Much of the first hour in my apartment was spent talking about our current lives. Melissa, through a series of post-college accidents, works in marketing. And Connor is an actor, which is what she always wanted to be. I told her I cyber-snooped on her while I was trying to find her phone number and found out she's in a troupe of artsy clowns, and she said she was in the middle of a production of "Hamlet, clown-style." At one point, Melissa took a giant bag of potato chips out of her purse. And after three hours of wine and discussing our adult digestive problems, we started the movie.
It had been a very long time since they had seen it. I had watched it somewhat recently and was relieved to discover that this girlhood-shaping movie wasn't pure sexist trash. By and large, it was pretty much exactly as awesome as I remembered it — as frivolous and exciting as a Bond movie, except the jokes were zanier, the girls were at the center, and as a now-delightful bonus, all the male characters in the movie were pretty incompetent. "It's true — I do love that all the men are fucking inept," Connor said when it was over. "No wonder we all turned out to be staunch feminists," Melissa said.
It was almost like I remembered it.
But the funny thing is, I was the only one in the group who really remembered it. "I definitely remember watching it a couple times," Melissa had written to me in a Facebook message, also correcting my use of "sleepover" to the term our moms used: "talk-over" (mom-joke alert!). Vindicatingly, in what I think was our second communication since my 16th birthday, Connor wrote, "We absolutely watched that movie a thousand times — that's the way I remember it too." But she later modified this to "multiple times." "Whenever I think of Charlie's Angels, I think of your house," she allowed. Melissa said she associates me with Grease, a musical I have no memory of watching with her.
And of course they didn't really remember it. Isn't that always the way, that something deeply meaningful to you is not the meaningful part to someone else? Melissa remembers discussing people's noses and the island nation we made up and then built using empty boxes and glitter. Connor remembers a first-grade play about recycling we wrote collectively: "Not like I really think about it that often, but I was definitely a rainbow fish from Hawaii," she said.

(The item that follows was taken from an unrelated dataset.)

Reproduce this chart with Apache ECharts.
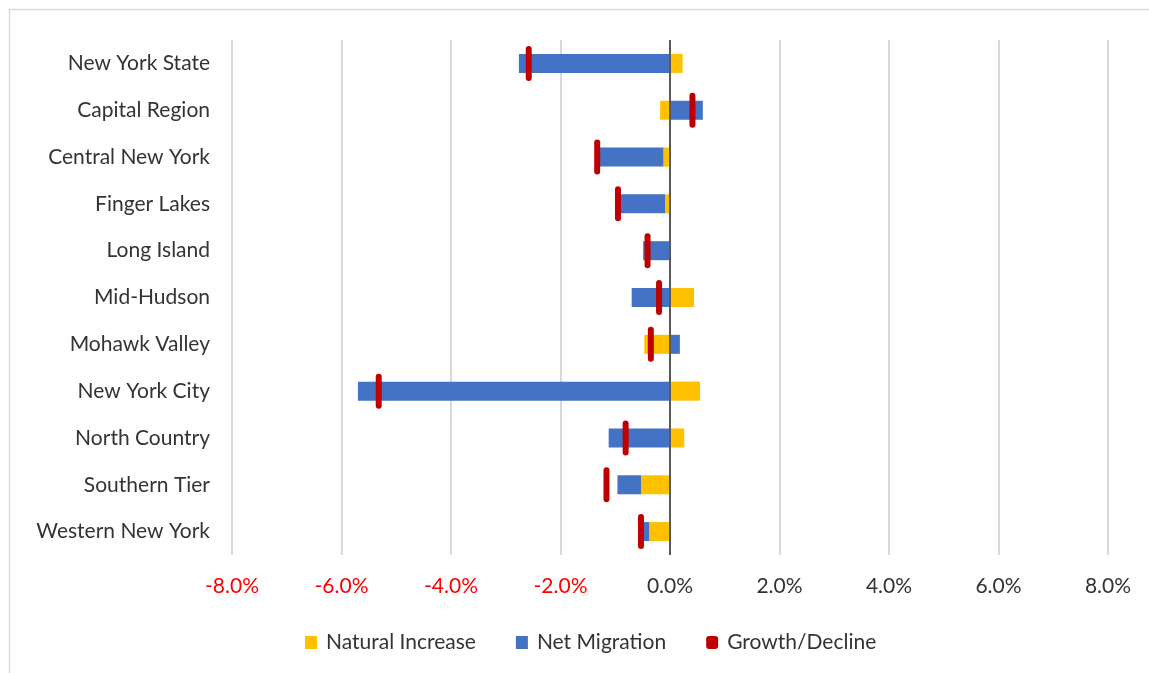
<!DOCTYPE html>
<html>
<head>
<meta charset="utf-8">
<title>Components of Population Change by Region</title>
<script src="https://cdn.jsdelivr.net/npm/echarts@6/dist/echarts.min.js"></script>
<style>
  html, body { margin: 0; padding: 0; background: #fff; }
  #chart { width: 1149px; height: 673px; }
</style>
</head>
<body>
<div id="chart"></div>
<script>
// Regions, top to bottom
const regions = [
  'New York State', 'Capital Region', 'Central New York', 'Finger Lakes',
  'Long Island', 'Mid-Hudson', 'Mohawk Valley', 'New York City',
  'North Country', 'Southern Tier', 'Western New York'
];

// Components of change, percent of population
const naturalIncrease = [0.23, -0.18, -0.12, -0.09, 0.02, 0.44, -0.47, 0.55, 0.26, -0.53, -0.38];
const netMigration    = [-2.76, 0.60, -1.16, -0.82, -0.49, -0.70, 0.18, -5.70, -1.12, -0.43, -0.10];
const growthDecline   = [-2.58, 0.41, -1.33, -0.95, -0.41, -0.20, -0.35, -5.32, -0.81, -1.16, -0.53];

// Value axis ticks
const xMin = -8, xMax = 8, xStep = 2;

const FONT = 'Lato';
const chart = echarts.init(document.getElementById('chart'), null, { renderer: 'canvas' });

// Growth/Decline is drawn as a short vertical capsule across each bar
function renderMarker(params, api) {
  const p = api.coord([api.value(0), api.value(1)]);
  const half = 14.5;
  return {
    type: 'line',
    shape: { x1: p[0], y1: p[1] - half, x2: p[0], y2: p[1] + half },
    style: { stroke: '#C00000', lineWidth: 6, lineCap: 'round' }
  };
}

const option = {
  backgroundColor: '#ffffff',
  animation: false,
  graphic: [{
    type: 'rect',
    shape: { x: 9.5, y: 9.5, width: 1200, height: 700 },
    style: { fill: 'none', stroke: '#d9d9d9', lineWidth: 1.5 },
    silent: true
  }],
  grid: { left: 232, right: 41, top: 40, bottom: 118, containLabel: false },
  legend: {
    left: 300,
    top: 627,
    itemWidth: 12,
    itemHeight: 13,
    itemGap: 40,
    textStyle: { fontFamily: FONT, fontSize: 21, color: '#333333', padding: [0, 0, 0, 4] },
    data: [
      { name: 'Natural Increase', icon: 'rect' },
      { name: 'Net Migration', icon: 'rect' },
      { name: 'Growth/Decline', icon: 'roundRect' }
    ]
  },
  xAxis: {
    type: 'value',
    min: xMin,
    max: xMax,
    interval: xStep,
    axisLine: { show: false },
    axisTick: { show: false },
    splitLine: { show: true, lineStyle: { color: '#d9d9d9', width: 2 } },
    axisLabel: {
      margin: 21,
      fontFamily: FONT,
      fontSize: 21,
      formatter: v => v.toFixed(1) + '%',
      color: v => (Number(v) < 0 ? '#FF0000' : '#333333')
    }
  },
  yAxis: {
    type: 'category',
    data: regions,
    inverse: true,
    axisLine: { show: false },
    axisTick: { show: false },
    splitLine: { show: false },
    axisLabel: { margin: 22, fontFamily: FONT, fontSize: 21, color: '#333333' }
  },
  series: [
    {
      name: 'Natural Increase',
      type: 'bar',
      stack: 'change',
      barWidth: 19,
      itemStyle: { color: '#FFC000' },
      data: naturalIncrease
    },
    {
      name: 'Net Migration',
      type: 'bar',
      stack: 'change',
      barWidth: 19,
      itemStyle: { color: '#4472C4' },
      data: netMigration,
      markLine: {
        silent: true,
        symbol: 'none',
        label: { show: false },
        lineStyle: { color: '#595959', width: 2, type: 'solid' },
        data: [{ xAxis: 0 }]
      }
    },
    {
      name: 'Growth/Decline',
      type: 'custom',
      renderItem: renderMarker,
      itemStyle: { color: '#C00000' },
      encode: { x: 0, y: 1 },
      z: 5,
      data: growthDecline.map((v, i) => [v, i])
    }
  ]
};

chart.setOption(option);
</script>
</body>
</html>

If I had known in high school that this memory I cherished was so one-sided, my feelings probably would have been hurt. But with more than a decade of distance, it makes sense: I loved the Angel trio because I was invested in our trio in a way that they never were. The necklaces, the telltale sign! I called my mom to ask what she remembered, and she said I watched Charlie's Angels with a different friend entirely, that there were pictures of me in a box somewhere standing in the finger-gun-Angel-pose with Connor and another girl who was not in the trio. To use a neologism, I lost my chill and didn't find it until 2015.
But it's OK! I have never been chill, thus the love for movies portraying inseparable friends. And my middle school friends grew up to be nice! We said obvious and cliché things to one another after the movie ended like "fucking rad" (Connor) and then "15 years" (me) and "we're so old" (Melissa). Then: "I love you guys," Melissa said. "We should legit have a slumber party sometime."
Before they left, we took pictures of ourselves standing in front of the Magic Johnson poster in my kitchen. My face looked bad in most of the photos and we laughed a lot. We look happy, I think.
The photo at the top of this post has been switched.